Text digitization
Introduction
Digitization is the process of recording specimen information in a digital form. This allows the collection to be managed more efficiently and the data to be published, which enables it to be used and studied in different ways. There are two kinds of digitization:
- Text digitization: digitally recording the label data associated with a specimen, as text. When we use the word digitization, we generally mean text digitization.
- Imaging: creating a digital image of a specimen. See the imaging page for more information.
Digitization can be a very time-consuming process and it is therefore important to make it as efficient and error-proof as possible. See the documents for guidelines.
Tools
- North Carolina State University Chirographum Historicum, handwriting samples of 75+ botanical collectors.
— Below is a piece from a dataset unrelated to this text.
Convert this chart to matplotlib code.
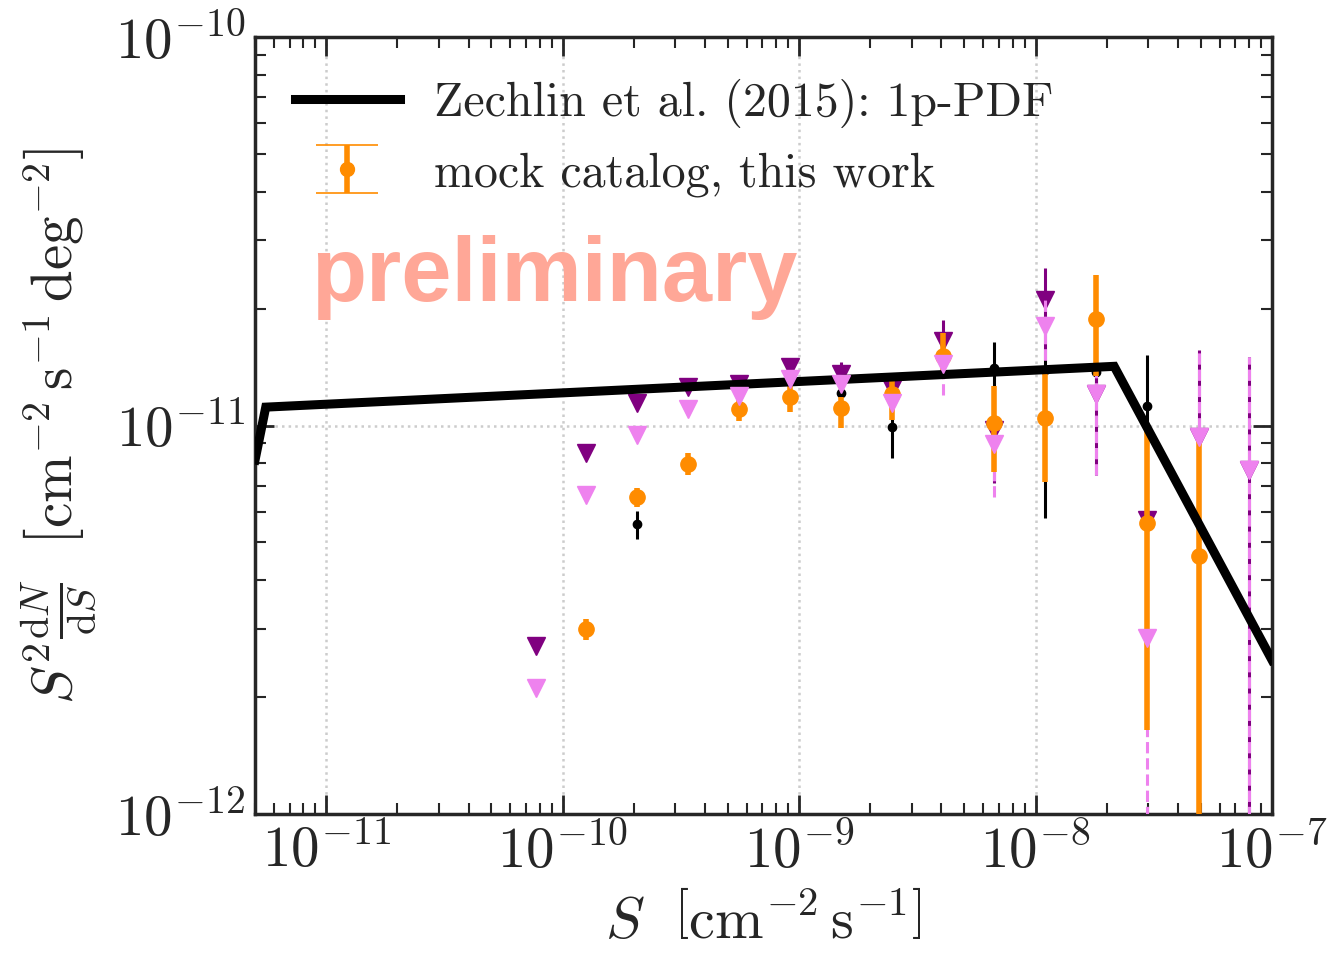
import numpy as np
import matplotlib.pyplot as plt
from matplotlib.ticker import FuncFormatter, LogLocator, NullFormatter

plt.rcParams['mathtext.fontset'] = 'cm'
plt.rcParams['font.family'] = 'serif'
plt.rcParams['font.serif'] = ['cmr10', 'DejaVu Serif']
plt.rcParams['axes.unicode_minus'] = False
plt.rcParams['axes.formatter.use_mathtext'] = True

INK = '#262626'

# flux bin centres [cm^-2 s^-1]
S_bins = np.array([7.7e-11, 1.26e-10, 2.07e-10, 3.38e-10, 5.56e-10, 9.16e-10,
                   1.51e-9, 2.48e-9, 4.05e-9, 6.66e-9, 1.10e-8, 1.81e-8,
                   2.97e-8, 4.90e-8, 7.98e-8])

# Zechlin et al. (2015) broken power law, S^2 dN/dS [cm^-2 s^-1 deg^-2]
model_S = np.array([5.0e-12, 5.55e-12, 2.15e-8, 1.0e-7])
model_val = np.array([8.15e-12, 1.115e-11, 1.42e-11, 2.49e-12])

# mock catalog (orange), in units of 1e-12
mock_idx = np.arange(1, 14)
mock_val = np.array([2.99, 6.55, 7.96, 11.03, 11.84, 11.09, 12.05, 15.09,
                     10.15, 10.45, 18.79, 5.61, 4.61])
mock_lo = np.array([2.81, 6.17, 7.46, 10.27, 10.83, 9.85, 10.33, 13.73,
                    7.59, 7.16, 13.41, 1.645, 0.5])
mock_hi = np.array([3.18, 6.90, 8.50, 11.77, 12.86, 11.84, 13.65, 17.30,
                    12.64, 13.65, 24.4, 9.68, 9.34])

# detected sources (black)
det_idx = np.array([2, 6, 7, 9, 10, 11, 12])
det_val = np.array([5.58, 12.13, 9.91, 14.06, 13.90, 13.73, 11.22])
det_lo = np.array([5.10, 11.63, 8.25, 8.25, 5.78, 11.98, 9.0])
det_hi = np.array([6.02, 12.71, 11.63, 16.40, 14.74, 15.64, 15.18])

# upper limits, purple
ul1_val = np.array([2.71, 8.50, 11.43, 12.56, 12.79, 14.14, 13.57, 12.42,
                    16.50, 9.73, 21.04, 12.05, 5.70, 9.34, 7.68])
ul1_lo = np.array([2.71, 8.50, 11.43, 12.56, 12.79, 14.14, 13.57, 12.42,
                   16.50, 7.11, 14.74, 7.46, 5.70, 0.5, 0.5])
ul1_hi = np.array([2.71, 8.50, 11.43, 12.56, 12.79, 14.91, 14.56, 12.42,
                   18.69, 9.73, 25.43, 13.73, 5.70, 15.64, 15.00])

# upper limits, violet
ul2_val = np.array([2.11, 6.62, 9.45, 11.03, 11.91, 13.17, 12.79, 11.43,
                    14.39, 8.96, 18.04, 12.05, 2.84, 9.34, 7.68])
ul2_lo = np.array([2.11, 6.62, 9.45, 11.03, 11.91, 13.17, 12.79, 11.43,
                   11.98, 6.55, 14.74, 7.46, 0.5, 0.5, 0.5])
ul2_hi = np.array([2.11, 6.62, 9.45, 11.03, 11.91, 13.17, 12.79, 11.43,
                   14.39, 8.96, 21.04, 13.73, 9.68, 15.64, 15.00])

unit = 1e-12


def err(val, lo, hi):
    return [(val - lo) * unit, (hi - val) * unit]


fig = plt.figure(figsize=(13.36, 9.63), dpi=100)
ax = fig.add_axes([0.1909, 0.1547, 0.7612, 0.8069])
ax.set_xscale('log')
ax.set_yscale('log')

ax.errorbar(S_bins[det_idx], det_val * unit, yerr=err(det_val, det_lo, det_hi),
            fmt='o', color='black', ms=6, elinewidth=2.2, capsize=0, zorder=2)

ax.errorbar(S_bins, ul1_val * unit, yerr=err(ul1_val, ul1_lo, ul1_hi),
            fmt='v', color='purple', ms=13, elinewidth=2.2, capsize=0, zorder=3)

# violet bars sit under the orange ones, violet markers on top of everything
ul2 = ax.errorbar(S_bins, ul2_val * unit, yerr=err(ul2_val, ul2_lo, ul2_hi),
                  fmt='v', color='violet', ms=13, elinewidth=2.2, capsize=0, zorder=3.5)
ul2[2][0].set_linestyle('--')
ul2[0].set_zorder(6)

ax.errorbar(S_bins[mock_idx], mock_val * unit, yerr=err(mock_val, mock_lo, mock_hi),
            fmt='o', color='darkorange', ms=11, elinewidth=4, capsize=0, zorder=4)

model, = ax.plot(model_S, model_val, color='black', lw=6.5, zorder=5,
                 solid_joinstyle='miter')

# legend entry for the mock catalog with caps
proxy = ax.errorbar([np.nan], [np.nan], yerr=[[np.nan], [np.nan]], fmt='o',
                    color='darkorange', ms=10, elinewidth=4, capsize=22, capthick=1.2)

ax.set_xlim(5e-12, 1e-7)
ax.set_ylim(1e-12, 1e-10)

ax.text(0.055, 0.66, 'preliminary', transform=ax.transAxes, fontsize=65,
        fontweight='bold', family='Liberation Sans', color='#FFA797', zorder=1)

leg = ax.legend([model, proxy], ['Zechlin et al. (2015): 1p-PDF', 'mock catalog, this work'],
                loc='upper left', bbox_to_anchor=(0.02, 0.971), frameon=False,
                fontsize=34.5, handlelength=2.2, handletextpad=0.7, labelspacing=0.5,
                borderaxespad=0.0)
for t in leg.get_texts():
    t.set_color(INK)

ax.xaxis.set_major_locator(LogLocator(base=10, numticks=20))
ax.xaxis.set_minor_locator(LogLocator(base=10, subs=np.arange(2, 10), numticks=20))
ax.yaxis.set_major_locator(LogLocator(base=10, numticks=20))
ax.yaxis.set_minor_locator(LogLocator(base=10, subs=np.arange(2, 10), numticks=20))
fmt = FuncFormatter(lambda v, p: r'$10^{%d}$' % int(round(np.log10(v))))
ax.xaxis.set_major_formatter(fmt)
ax.yaxis.set_major_formatter(fmt)
ax.xaxis.set_minor_formatter(NullFormatter())
ax.yaxis.set_minor_formatter(NullFormatter())

ax.tick_params(which='both', direction='in', top=True, right=True, colors=INK)
ax.tick_params(which='major', length=14, width=2, labelsize=41, pad=7)
ax.tick_params(which='minor', length=8, width=1.5)
for sp in ax.spines.values():
    sp.set_linewidth(2.5)
    sp.set_color(INK)

ax.grid(True, which='major', ls=':', color='#cccccc', lw=1.8, zorder=0)
ax.set_axisbelow(True)

ax.set_xlabel(r'$S\ \ \left[\mathrm{cm}^{-2}\,\mathrm{s}^{-1}\right]$', fontsize=42,
              color=INK, labelpad=10)
ax.set_ylabel(r'$S^2\frac{\mathrm{d}N}{\mathrm{d}S}\ \ \left[\mathrm{cm}^{-2}\,\mathrm{s}^{-1}\,\mathrm{deg}^{-2}\right]$',
              fontsize=41, color=INK, labelpad=12)

fig.savefig('out.png', dpi=100)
- Conservatoire et Jardin botaniques de la Ville de Genève Auxilium Ad Botanicorum Graphicem, handwriting samples of botanists, as published in Candollea between 1972 and 1979 (in French).
- List of Software for biological collection management
- Specify, an open source collection management tool.
Documents
- Larry Speers From ink to electrons : Issues to be considered
- GBIF, 2008. GBIF Training Manual 1 : Digitization of natural history collections data
- Frazier, C.K., J. Wall & S. Grant. GBIF, 2008. Initiating a collection digitization project
- Morris, P.J. PhyloInformatics, 2005. Relational database design and implementation for biodiversity informatics.
- Willemse, L.P.M. & J.B. Mols. NHN, 2007. Data guidelines : Collection data registration at the Nationaal Herbarium Nederland
- Utah Valley University Herbarium How to build your own virtual herbarium
- Lampe, K.-H. & D. Striebing. African Biodiversity, 2005. How to digitize large insect collections? – Preliminary results of the dig project
Data priorities for Canadensys
Only part of the Canadensys’ collections can be digitized with the current funding. To maximize the use of the generated data for research, we need to prioritize what to digitize.
Text information captured on the specimen label is sufficient for most research using biological collection information. Typically this information is the “what, when and where” of a specimen, but often much richer information can be found and used. Since it is hard to assess all the possible different data uses (see Uses of primary species-occurrence data), it is better to capture as much information as possible. A useful first guideline on what to capture are the Darwin Core terms, since they are the most commonly used elements of biodiversity information and the result of several use case analyses.
Collections should also prioritize the digitization of taxonomic and geographic groups that are most valuable for research. This includes the groups that are unique or well-represented in a collection, groups that receive research attention from the Canadensys community (e.g. the genus Carex), rare and invasive species, and groups that can contribute to climate studies.